[Information shown]

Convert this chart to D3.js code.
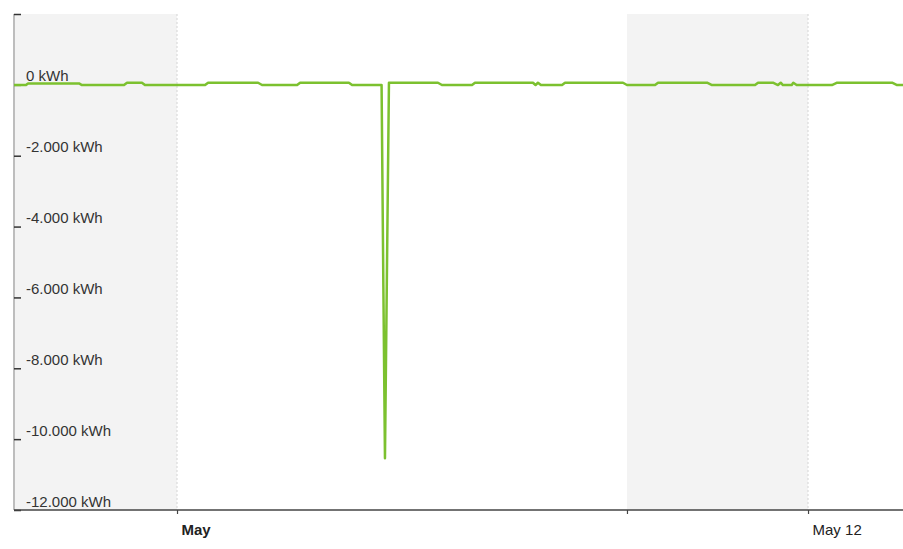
<!DOCTYPE html>
<html>
<head>
<meta charset="utf-8">
<script src="https://cdn.jsdelivr.net/npm/d3@7"></script>
<style>
    body { margin: 0; background: #fff; }
    text { font-family: "Liberation Sans", Arial, sans-serif; }
</style>
</head>
<body>
<div id="chart"></div>
<script>
// energy readings, corners of the line
const times = [
    '2021-04-28T03:48', '2021-04-28T08:49', '2021-04-28T09:40', '2021-04-29T07:00',
    '2021-04-29T08:15', '2021-04-30T01:50', '2021-04-30T03:05', '2021-04-30T09:20',
    '2021-04-30T10:35', '2021-05-01T11:45', '2021-05-01T13:00', '2021-05-02T09:55',
    '2021-05-02T11:35', '2021-05-03T02:15', '2021-05-03T03:30', '2021-05-03T23:55',
    '2021-05-04T01:15', '2021-05-04T13:35', '2021-05-04T14:20', '2021-05-04T15:00',
    '2021-05-04T16:40', '2021-05-05T13:10', '2021-05-05T14:50', '2021-05-06T03:25',
    '2021-05-06T04:40', '2021-05-07T04:55', '2021-05-07T06:00', '2021-05-07T07:00',
    '2021-05-07T08:15', '2021-05-07T17:05', '2021-05-07T18:20', '2021-05-08T18:35',
    '2021-05-08T20:15', '2021-05-09T08:00', '2021-05-09T09:15', '2021-05-10T05:45',
    '2021-05-10T07:50', '2021-05-11T01:50', '2021-05-11T03:05', '2021-05-11T09:20',
    '2021-05-11T11:25', '2021-05-11T12:35', '2021-05-11T13:30', '2021-05-11T17:10',
    '2021-05-11T17:50', '2021-05-11T19:15', '2021-05-12T10:00', '2021-05-12T12:10',
    '2021-05-13T11:10', '2021-05-13T13:15', '2021-05-13T15:44'
];
const values = [
    -5, -5, 40, 40,
    -5, -5, 60, 60,
    -5, -5, 60, 60,
    -5, -5, 60, 60,
    -5, -5, -5700, -10540,
    60, 60, -5, -5,
    60, 60, -5, 60,
    -5, -5, 60, 60,
    -5, -5, 60, 60,
    -5, -5, 60, 60,
    -5, 60, -5, -5,
    60, -5, -5, 60,
    60, -5, -5
];

const xDomain = ['2021-04-28T03:48', '2021-05-13T15:44'];
const bandStarts = ['2021-04-28T03:48', '2021-05-08T20:15'];
const bandEnds = ['2021-05-01T00:00', '2021-05-12T00:00'];
const xTicks = ['2021-05-01T00:00', '2021-05-08T20:15', '2021-05-12T00:00'];
const xTickLabels = ['May', '', 'May 12'];
const gridDates = ['2021-05-01T00:00', '2021-05-12T00:00'];
const yTicks = [2000, 0, -2000, -4000, -6000, -8000, -10000, -12000];
const yDomain = [-12000, 2000];

const parse = d3.timeParse('%Y-%m-%dT%H:%M');
const data = times.map((t, i) => ({date: parse(t), value: values[i]}));

const margin = ({top: 14, right: 0, bottom: 39, left: 14});
const width = 903 - margin.left - margin.right;
const height = 549 - margin.top - margin.bottom;

const svg = d3.select('#chart')
    .append('svg')
    .attr('width', width + margin.left + margin.right)
    .attr('height', height + margin.top + margin.bottom)
    .append('g')
    .attr('transform', 'translate(' + margin.left + ',' + margin.top + ')');

const xScale = d3.scaleTime()
    .domain(xDomain.map(parse))
    .range([0, width]);

const yScale = d3.scaleLinear()
    .domain(yDomain)
    .range([height, 0]);

// shaded periods
svg.selectAll('.band')
    .data(bandStarts.map((s, i) => [parse(s), parse(bandEnds[i])]))
    .join('rect')
    .attr('class', 'band')
    .attr('x', d => xScale(d[0]))
    .attr('width', d => xScale(d[1]) - xScale(d[0]))
    .attr('y', 0)
    .attr('height', height)
    .attr('fill', '#f3f3f3');

// dashed grid at labelled days
svg.selectAll('.grid')
    .data(gridDates.map(parse))
    .join('line')
    .attr('class', 'grid')
    .attr('x1', d => xScale(d))
    .attr('x2', d => xScale(d))
    .attr('y1', 0)
    .attr('y2', height)
    .attr('stroke', '#d4d4d4')
    .attr('stroke-dasharray', '2,2');

const locale = d3.formatLocale({decimal: ',', thousands: '.', grouping: [3], currency: ['', ''], minus: '-'});
const fmt = locale.format(',.0f');

// y axis
svg.append('line')
    .attr('x1', 0).attr('x2', 0)
    .attr('y1', 0).attr('y2', height)
    .attr('stroke', '#bdbdbd')
    .attr('stroke-width', 2);

const yAxis = d3.axisRight()
    .scale(yScale)
    .tickValues(yTicks)
    .tickSize(7)
    .tickFormat(d => d === 2000 ? '' : fmt(d) + ' kWh');

const gy = svg.append('g')
    .attr('class', 'axis y-axis')
    .call(yAxis);
gy.select('.domain').remove();
gy.selectAll('line').attr('stroke', '#333').attr('stroke-width', 1.5);
gy.selectAll('text')
    .attr('x', 12)
    .attr('y', -4)
    .attr('dy', 0)
    .attr('fill', '#333')
    .style('font-size', '15px');

// line
svg.append('clipPath')
    .attr('id', 'clip')
    .append('rect')
    .attr('width', width)
    .attr('height', height);

const line = d3.line()
    .x(d => xScale(d.date))
    .y(d => yScale(d.value));

svg.append('path')
    .datum(data)
    .attr('clip-path', 'url(#clip)')
    .attr('fill', 'none')
    .attr('stroke', '#7cc12f')
    .attr('stroke-width', 2.5)
    .attr('stroke-linejoin', 'round')
    .attr('d', line);

// x axis
const xAxis = d3.axisBottom()
    .scale(xScale)
    .tickValues(xTicks.map(parse))
    .tickSize(4)
    .tickFormat((d, i) => xTickLabels[i]);

const gx = svg.append('g')
    .attr('class', 'axis x-axis')
    .attr('transform', 'translate(0,' + height + ')')
    .call(xAxis);
gx.select('.domain')
    .attr('d', 'M0,0H' + width)
    .attr('stroke', '#444')
    .attr('stroke-width', 1.5);
gx.selectAll('line').attr('stroke', '#444').attr('stroke-width', 1.2);
gx.selectAll('text')
    .attr('text-anchor', 'start')
    .attr('x', 4)
    .attr('y', 25)
    .attr('dy', 0)
    .attr('fill', '#222')
    .style('font-size', '15px')
    .style('font-weight', (d, i) => i === 0 ? 'bold' : 'normal');
</script>
</body>
</html>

[Work required] Without the pictures, write out all of the material exactly.

[Expected answer]
Convert this chart to D3.js code.
<!DOCTYPE html>
<html>
<head>
<meta charset="utf-8">
<script src="https://cdn.jsdelivr.net/npm/d3@7"></script>
<style>
    body { margin: 0; background: #fff; }
    text { font-family: "Liberation Sans", Arial, sans-serif; }
</style>
</head>
<body>
<div id="chart"></div>
<script>
// energy readings, corners of the line
const times = [
    '2021-04-28T03:48', '2021-04-28T08:49', '2021-04-28T09:40', '2021-04-29T07:00',
    '2021-04-29T08:15', '2021-04-30T01:50', '2021-04-30T03:05', '2021-04-30T09:20',
    '2021-04-30T10:35', '2021-05-01T11:45', '2021-05-01T13:00', '2021-05-02T09:55',
    '2021-05-02T11:35', '2021-05-03T02:15', '2021-05-03T03:30', '2021-05-03T23:55',
    '2021-05-04T01:15', '2021-05-04T13:35', '2021-05-04T14:20', '2021-05-04T15:00',
    '2021-05-04T16:40', '2021-05-05T13:10', '2021-05-05T14:50', '2021-05-06T03:25',
    '2021-05-06T04:40', '2021-05-07T04:55', '2021-05-07T06:00', '2021-05-07T07:00',
    '2021-05-07T08:15', '2021-05-07T17:05', '2021-05-07T18:20', '2021-05-08T18:35',
    '2021-05-08T20:15', '2021-05-09T08:00', '2021-05-09T09:15', '2021-05-10T05:45',
    '2021-05-10T07:50', '2021-05-11T01:50', '2021-05-11T03:05', '2021-05-11T09:20',
    '2021-05-11T11:25', '2021-05-11T12:35', '2021-05-11T13:30', '2021-05-11T17:10',
    '2021-05-11T17:50', '2021-05-11T19:15', '2021-05-12T10:00', '2021-05-12T12:10',
    '2021-05-13T11:10', '2021-05-13T13:15', '2021-05-13T15:44'
];
const values = [
    -5, -5, 40, 40,
    -5, -5, 60, 60,
    -5, -5, 60, 60,
    -5, -5, 60, 60,
    -5, -5, -5700, -10540,
    60, 60, -5, -5,
    60, 60, -5, 60,
    -5, -5, 60, 60,
    -5, -5, 60, 60,
    -5, -5, 60, 60,
    -5, 60, -5, -5,
    60, -5, -5, 60,
    60, -5, -5
];

const xDomain = ['2021-04-28T03:48', '2021-05-13T15:44'];
const bandStarts = ['2021-04-28T03:48', '2021-05-08T20:15'];
const bandEnds = ['2021-05-01T00:00', '2021-05-12T00:00'];
const xTicks = ['2021-05-01T00:00', '2021-05-08T20:15', '2021-05-12T00:00'];
const xTickLabels = ['May', '', 'May 12'];
const gridDates = ['2021-05-01T00:00', '2021-05-12T00:00'];
const yTicks = [2000, 0, -2000, -4000, -6000, -8000, -10000, -12000];
const yDomain = [-12000, 2000];

const parse = d3.timeParse('%Y-%m-%dT%H:%M');
const data = times.map((t, i) => ({date: parse(t), value: values[i]}));

const margin = ({top: 14, right: 0, bottom: 39, left: 14});
const width = 903 - margin.left - margin.right;
const height = 549 - margin.top - margin.bottom;

const svg = d3.select('#chart')
    .append('svg')
    .attr('width', width + margin.left + margin.right)
    .attr('height', height + margin.top + margin.bottom)
    .append('g')
    .attr('transform', 'translate(' + margin.left + ',' + margin.top + ')');

const xScale = d3.scaleTime()
    .domain(xDomain.map(parse))
    .range([0, width]);

const yScale = d3.scaleLinear()
    .domain(yDomain)
    .range([height, 0]);

// shaded periods
svg.selectAll('.band')
    .data(bandStarts.map((s, i) => [parse(s), parse(bandEnds[i])]))
    .join('rect')
    .attr('class', 'band')
    .attr('x', d => xScale(d[0]))
    .attr('width', d => xScale(d[1]) - xScale(d[0]))
    .attr('y', 0)
    .attr('height', height)
    .attr('fill', '#f3f3f3');

// dashed grid at labelled days
svg.selectAll('.grid')
    .data(gridDates.map(parse))
    .join('line')
    .attr('class', 'grid')
    .attr('x1', d => xScale(d))
    .attr('x2', d => xScale(d))
    .attr('y1', 0)
    .attr('y2', height)
    .attr('stroke', '#d4d4d4')
    .attr('stroke-dasharray', '2,2');

const locale = d3.formatLocale({decimal: ',', thousands: '.', grouping: [3], currency: ['', ''], minus: '-'});
const fmt = locale.format(',.0f');

// y axis
svg.append('line')
    .attr('x1', 0).attr('x2', 0)
    .attr('y1', 0).attr('y2', height)
    .attr('stroke', '#bdbdbd')
    .attr('stroke-width', 2);

const yAxis = d3.axisRight()
    .scale(yScale)
    .tickValues(yTicks)
    .tickSize(7)
    .tickFormat(d => d === 2000 ? '' : fmt(d) + ' kWh');

const gy = svg.append('g')
    .attr('class', 'axis y-axis')
    .call(yAxis);
gy.select('.domain').remove();
gy.selectAll('line').attr('stroke', '#333').attr('stroke-width', 1.5);
gy.selectAll('text')
    .attr('x', 12)
    .attr('y', -4)
    .attr('dy', 0)
    .attr('fill', '#333')
    .style('font-size', '15px');

// line
svg.append('clipPath')
    .attr('id', 'clip')
    .append('rect')
    .attr('width', width)
    .attr('height', height);

const line = d3.line()
    .x(d => xScale(d.date))
    .y(d => yScale(d.value));

svg.append('path')
    .datum(data)
    .attr('clip-path', 'url(#clip)')
    .attr('fill', 'none')
    .attr('stroke', '#7cc12f')
    .attr('stroke-width', 2.5)
    .attr('stroke-linejoin', 'round')
    .attr('d', line);

// x axis
const xAxis = d3.axisBottom()
    .scale(xScale)
    .tickValues(xTicks.map(parse))
    .tickSize(4)
    .tickFormat((d, i) => xTickLabels[i]);

const gx = svg.append('g')
    .attr('class', 'axis x-axis')
    .attr('transform', 'translate(0,' + height + ')')
    .call(xAxis);
gx.select('.domain')
    .attr('d', 'M0,0H' + width)
    .attr('stroke', '#444')
    .attr('stroke-width', 1.5);
gx.selectAll('line').attr('stroke', '#444').attr('stroke-width', 1.2);
gx.selectAll('text')
    .attr('text-anchor', 'start')
    .attr('x', 4)
    .attr('y', 25)
    .attr('dy', 0)
    .attr('fill', '#222')
    .style('font-size', '15px')
    .style('font-weight', (d, i) => i === 0 ? 'bold' : 'normal');
</script>
</body>
</html>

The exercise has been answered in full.